In this study, an impact test assessed the impact strength of the composite materials. This test measures a material’s ability to absorb energy under high-speed loading conditions, simulating sudden impact or shock scenarios. Impact tests were conducted on composites with varying Al₂O₃ reinforcement percentages. Figure 8 illustrates the impact test setup, involving a pendulum-type testing machine. The machine releases a pendulum that strikes and fractures the sample, measuring energy absorption. Figure 9 shows the impact strength results for each composite. The composite with 2% Al₂O₃ reinforcement exhibited an impact strength of 544.7 J/m, the 4% Al₂O₃ reinforcement composite had an impact strength of 520.23 J/m, and the 6% Al₂O₃ reinforcement composite demonstrated an impact strength of 570.34 J/m. These results reveal that the impact strength of the composites varies with Al₂O₃ reinforcement percentages, with the 4% reinforcement composite exhibiting the highest impact strength, followed by the 2% and 6% reinforcement composites, as shown in Figure 9. Al₂O₃ nanoparticles enhance the composite material’s impact strength, improving energy dissipation and the resistance to sudden fractures. In summary, incorporating Al₂O₃ nanoparticles as a reinforcement in jute fiber composites significantly enhances their mechanical properties. The Vickers hardness test demonstrates an increased hardness with higher Al₂O₃ reinforcement percentages, boosting the resistance to indentation. The flexural strength test indicates that composites with higher Al₂O₃ reinforcement percentages exhibit a greater strength, rendering them suitable for structural applications requiring stiffness and deformation resistance.

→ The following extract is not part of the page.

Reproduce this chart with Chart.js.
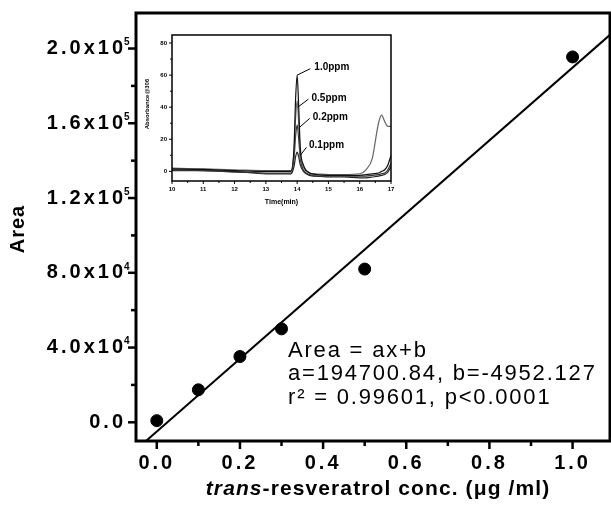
<!DOCTYPE html>
<html>
<head>
<meta charset="utf-8">
<script src="https://cdn.jsdelivr.net/npm/chart.js@4.4.0/dist/chart.umd.min.js"></script>
<style>
    html, body { margin: 0; padding: 0; background: #fff; }
    #wrap { position: relative; width: 611px; height: 505px; }
    #mainChart { position: absolute; left: 0; top: 0; }
    #insetChart { position: absolute; left: 138px; top: 28px; }
</style>
</head>
<body>
<div id="wrap">
    <canvas id="mainChart" width="611" height="505"></canvas>
    <canvas id="insetChart" width="260" height="180"></canvas>
</div>
<script>
// Calibration data (main plot)
const concX = [0, 0.1, 0.2, 0.3, 0.5, 1.0];
const areaY = [900, 17400, 35200, 50000, 82000, 195500];

// Fitted line end points
const fitX = [-0.026, 1.09];
const fitY = [-10000, 207300];

const xTickValues = [0, 0.2, 0.4, 0.6, 0.8, 1.0];
const xTickLabels = ['0.0', '0.2', '0.4', '0.6', '0.8', '1.0'];
const yTickValues = [0, 40000, 80000, 120000, 160000, 200000];
const yTickBase = ['0.0', '4.0x10', '8.0x10', '1.2x10', '1.6x10', '2.0x10'];
const yTickExp = ['', '4', '4', '5', '5', '5'];

const fitText = ['Area = ax+b', 'a=194700.84, b=-4952.127', 'r² = 0.99601, p<0.0001'];

// Inset chromatograms
const insetTime = [10, 11, 12, 13, 13.8, 13.9, 13.95, 14.0, 14.05, 14.1, 14.2, 14.4, 14.6, 15, 15.5, 16, 16.2, 16.4, 16.6, 16.7, 16.8, 16.9, 17];
const ppm10 = [1.5, 1.2, 0.5, 0, 0, 15, 45, 60, 40, 15, 4, -1, -2, -2.5, -2.5, -2.5, -2, -1.5, -1, 0, 1, 4, 10];
const ppm05 = [2, 1.5, 1, 0.5, 0.5, 12, 33, 44, 30, 11, 3, -1, -1.5, -2, -2, -1.5, 1, 8, 30, 35, 31, 28, 28];
const ppm02 = [0.5, 0.5, -0.5, -1, -1, 8, 22, 29, 20, 8, 1, -2, -3, -3, -3, -3, -3, -2.5, -2, -1.5, -1, 1, 5];
const ppm01 = [1, 0.5, 0, -1.5, -1.5, 3, 9, 12, 9, 4, 0, -2.5, -3, -3.5, -3.5, -4, -4, -3.5, -3, -2.5, -2, -0.5, 3];
const peakLabels = ['1.0ppm', '0.5ppm', '0.2ppm', '0.1ppm'];
const insetXTicks = [10, 11, 12, 13, 14, 15, 16, 17];
const insetYTicks = [0, 20, 40, 60, 80];

const FONT = '"Liberation Sans", Arial, sans-serif';

function pairs(xs, ys) {
    return xs.map((x, i) => ({ x: x, y: ys[i] }));
}

// frame, ticks, texts for the main plot
const mainDecor = {
    id: 'mainDecor',
    beforeDraw(chart) {
        chart.ctx.letterSpacing = '3px';
    },
    afterDraw(chart) {
        const ctx = chart.ctx;
        const a = chart.chartArea;
        const xs = chart.scales.x, ys = chart.scales.y;
        ctx.save();
        ctx.strokeStyle = '#000';
        ctx.lineWidth = 3;
        ctx.strokeRect(a.left, a.top, a.right - a.left, a.bottom - a.top);

        // y ticks (major + minor between)
        ctx.lineWidth = 2.5;
        yTickValues.forEach((v, i) => {
            let py = ys.getPixelForValue(v);
            ctx.beginPath(); ctx.moveTo(a.left, py); ctx.lineTo(a.left - 8, py); ctx.stroke();
            if (i < yTickValues.length - 1) {
                py = ys.getPixelForValue((v + yTickValues[i + 1]) / 2);
                ctx.beginPath(); ctx.moveTo(a.left, py); ctx.lineTo(a.left - 5, py); ctx.stroke();
            }
        });
        xTickValues.forEach((v, i) => {
            let px = xs.getPixelForValue(v);
            ctx.beginPath(); ctx.moveTo(px, a.bottom); ctx.lineTo(px, a.bottom + 8); ctx.stroke();
            if (i < xTickValues.length - 1) {
                px = xs.getPixelForValue((v + xTickValues[i + 1]) / 2);
                ctx.beginPath(); ctx.moveTo(px, a.bottom); ctx.lineTo(px, a.bottom + 5); ctx.stroke();
            }
        });

        ctx.fillStyle = '#000';

        // exponents of the y tick labels
        ctx.letterSpacing = '0px';
        ctx.font = 'bold 10px ' + FONT;
        ctx.textAlign = 'left';
        ctx.textBaseline = 'middle';
        yTickValues.forEach((v, i) => {
            if (yTickExp[i]) ctx.fillText(yTickExp[i], a.left - 12, ys.getPixelForValue(v) - 6);
        });

        // regression text
        ctx.font = '22px ' + FONT;
        ctx.letterSpacing = '1.8px';
        ctx.textBaseline = 'alphabetic';
        fitText.forEach((t, i) => ctx.fillText(t, 288, 357 + i * 23.3));

        // x title, "trans" in italic
        ctx.letterSpacing = '1.1px';
        const p1 = 'trans', p2 = '-resveratrol conc. (μg /ml)';
        ctx.font = 'italic bold 21px ' + FONT;
        const w1 = ctx.measureText(p1).width;
        ctx.font = 'bold 21px ' + FONT;
        const w2 = ctx.measureText(p2).width;
        const sx = 378 - (w1 + w2) / 2;
        ctx.font = 'italic bold 21px ' + FONT;
        ctx.fillText(p1, sx, 495);
        ctx.font = 'bold 21px ' + FONT;
        ctx.fillText(p2, sx + w1, 495);

        // y title
        ctx.letterSpacing = '1px';
        ctx.translate(18, 229);
        ctx.rotate(-Math.PI / 2);
        ctx.textAlign = 'center';
        ctx.textBaseline = 'middle';
        ctx.font = 'bold 20px ' + FONT;
        ctx.fillText('Area', 0, 0);
        ctx.restore();
        ctx.letterSpacing = '0px';
    }
};

new Chart(document.getElementById('mainChart').getContext('2d'), {
    type: 'scatter',
    data: {
        datasets: [{
            data: pairs(concX, areaY),
            backgroundColor: '#000',
            borderColor: '#000',
            pointRadius: 6,
            pointHoverRadius: 6
        }, {
            type: 'line',
            data: pairs(fitX, fitY),
            borderColor: '#000',
            borderWidth: 2,
            pointRadius: 0,
            fill: false
        }]
    },
    options: {
        responsive: false,
        animation: false,
        layout: { autoPadding: false, padding: { top: 13, right: 1, left: 0, bottom: 0 } },
        plugins: { legend: { display: false }, tooltip: { enabled: false } },
        scales: {
            x: {
                type: 'linear', min: -0.05, max: 1.09,
                afterFit: s => { s.height = 64; s.paddingLeft = 0; s.paddingRight = 0; },
                afterBuildTicks: s => { s.ticks = xTickValues.map(v => ({ value: v })); },
                grid: { display: false, drawTicks: false },
                border: { display: false },
                ticks: {
                    callback: (v, i) => xTickLabels[i],
                    font: { family: FONT, weight: 'bold', size: 20 },
                    color: '#000', padding: 10, maxRotation: 0, autoSkip: false
                }
            },
            y: {
                type: 'linear', min: -10000, max: 219000,
                afterFit: s => { s.width = 136; s.paddingTop = 0; s.paddingBottom = 0; },
                afterBuildTicks: s => { s.ticks = yTickValues.map(v => ({ value: v })); },
                grid: { display: false, drawTicks: false },
                border: { display: false },
                ticks: {
                    callback: (v, i) => yTickBase[i],
                    font: { family: FONT, weight: 'bold', size: 20 },
                    color: '#000', padding: 10, autoSkip: false
                }
            }
        }
    },
    plugins: [mainDecor]
});

// inset: frame, ticks, titles and peak labels
const insetDecor = {
    id: 'insetDecor',
    afterDraw(chart) {
        const ctx = chart.ctx;
        const a = chart.chartArea;
        const xs = chart.scales.x, ys = chart.scales.y;
        ctx.save();
        ctx.strokeStyle = '#000';
        ctx.lineWidth = 1.5;
        ctx.strokeRect(a.left, a.top, a.right - a.left, a.bottom - a.top);
        ctx.lineWidth = 1;
        insetYTicks.forEach((v, i) => {
            let py = ys.getPixelForValue(v);
            ctx.beginPath(); ctx.moveTo(a.left, py); ctx.lineTo(a.left - 3, py); ctx.stroke();
            if (i < insetYTicks.length - 1) {
                py = ys.getPixelForValue(v + 10);
                ctx.beginPath(); ctx.moveTo(a.left, py); ctx.lineTo(a.left - 2, py); ctx.stroke();
            }
        });
        insetXTicks.forEach((v, i) => {
            let px = xs.getPixelForValue(v);
            ctx.beginPath(); ctx.moveTo(px, a.bottom); ctx.lineTo(px, a.bottom + 3); ctx.stroke();
            if (i < insetXTicks.length - 1) {
                px = xs.getPixelForValue(v + 0.5);
                ctx.beginPath(); ctx.moveTo(px, a.bottom); ctx.lineTo(px, a.bottom + 2); ctx.stroke();
            }
        });

        // peak labels with leader lines (in data coordinates)
        const leaders = [
            [14.0, 60, 14.42, 64, 14.55, 65],
            [14.02, 40, 14.36, 45, 14.46, 45.5],
            [14.05, 27, 14.4, 33, 14.5, 34],
            [14.1, 10, 14.3, 15, 14.38, 16]
        ];
        ctx.fillStyle = '#000';
        ctx.font = 'bold 10px ' + FONT;
        ctx.textBaseline = 'middle';
        ctx.textAlign = 'left';
        ctx.lineWidth = 1;
        leaders.forEach((l, i) => {
            ctx.beginPath();
            ctx.moveTo(xs.getPixelForValue(l[0]), ys.getPixelForValue(l[1]));
            ctx.lineTo(xs.getPixelForValue(l[2]), ys.getPixelForValue(l[3]));
            ctx.stroke();
            ctx.fillText(peakLabels[i], xs.getPixelForValue(l[4]), ys.getPixelForValue(l[5]));
        });

        ctx.textAlign = 'center';
        ctx.font = 'bold 7px ' + FONT;
        ctx.fillText('Time(min)', (a.left + a.right) / 2, 174);
        ctx.translate(9, 76);
        ctx.rotate(-Math.PI / 2);
        ctx.font = 'bold 6px ' + FONT;
        ctx.fillText('Absorbance@306', 0, 0);
        ctx.restore();
    }
};

const insetColors = ['#111', '#666', '#333', '#222'];
const insetSeries = [ppm10, ppm05, ppm02, ppm01];

new Chart(document.getElementById('insetChart').getContext('2d'), {
    type: 'line',
    data: {
        datasets: insetSeries.map((s, i) => ({
            data: pairs(insetTime, s),
            borderColor: insetColors[i],
            borderWidth: 1.2,
            pointRadius: 0,
            cubicInterpolationMode: 'monotone',
            fill: false
        }))
    },
    options: {
        responsive: false,
        animation: false,
        layout: { autoPadding: false, padding: { top: 7, right: 7, left: 0, bottom: 0 } },
        plugins: { legend: { display: false }, tooltip: { enabled: false } },
        scales: {
            x: {
                type: 'linear', min: 10, max: 17,
                afterFit: s => { s.height = 27; s.paddingLeft = 0; s.paddingRight = 0; },
                afterBuildTicks: s => { s.ticks = insetXTicks.map(v => ({ value: v })); },
                grid: { display: false, drawTicks: false },
                border: { display: false },
                ticks: {
                    font: { family: FONT, weight: 'bold', size: 6 },
                    color: '#000', padding: 5, maxRotation: 0, autoSkip: false
                }
            },
            y: {
                type: 'linear', min: -6, max: 85,
                afterFit: s => { s.width = 34; s.paddingTop = 0; s.paddingBottom = 0; },
                afterBuildTicks: s => { s.ticks = insetYTicks.map(v => ({ value: v })); },
                grid: { display: false, drawTicks: false },
                border: { display: false },
                ticks: {
                    font: { family: FONT, weight: 'bold', size: 6 },
                    color: '#000', padding: 5, autoSkip: false
                }
            }
        }
    },
    plugins: [insetDecor]
});
</script>
</body>
</html>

Tensile tests revealed that higher Al₂O₃ reinforcement percentages increased strength, making the composites more resistant to elongation and better suited for demanding applications. In impact tests, composites with 4% Al₂O₃ reinforcement displayed the highest impact strength, showing an improved energy absorption and shock resistance due to Al₂O₃ nanoparticles. This highlights the effectiveness of Al₂O₃ reinforcement in enhancing jute fiber composites, suitable for industries like automotive, construction, and aerospace industries which require high-performance materials. This study focused on specific Al₂O₃ reinforcement percentages (2%, 4%, and 6%). Future research can explore different reinforcement levels and assess the nanoparticle’s size and distribution impacts on composite properties. SEM analysis shown in Figure 10 confirms that the uniform dispersion of nanoparticles in the 6% Al₂O₃ composite enhanced bonding with the jute fiber matrix, contributing to the strength increase. In contrast, the 2% Al₂O₃ composite exhibited a less uniform dispersion and some clustering, potentially affecting the observed lower strength. These findings stress the importance of a uniform nanoparticle dispersion to maximize reinforcement benefits. Future research can optimize dispersion techniques and explore surface modifications or coupling agents for enhanced nanoparticle–matrix bonding.

4. Conclusions

In this study, we investigated the mechanical properties and microstructure of jute fiber composites reinforced with varying Al₂O₃ nanoparticle percentages. SEM analysis highlighted the importance of a uniform nanoparticle dispersion, particularly in the 6% Al₂O₃ composite, enhancing mechanical properties through effective nanoparticle–jute fiber matrix bonding. The Vickers hardness test demonstrated the increased hardness with higher Al₂O₃ reinforcement percentages, indicating a better resistance to indentation. Flexural strength tests demonstrated an enhanced stiffness and deformation resistance for structural applications. Tensile tests revealed higher tensile strengths with increased Al₂O₃ reinforcements, enhancing the load-carrying capacity under tension. Impact tests confirmed the improved impact resistance. These findings provide valuable insights into the potential of Al₂O₃ reinforcements for enhancing the strength and performance of jute fiber composites.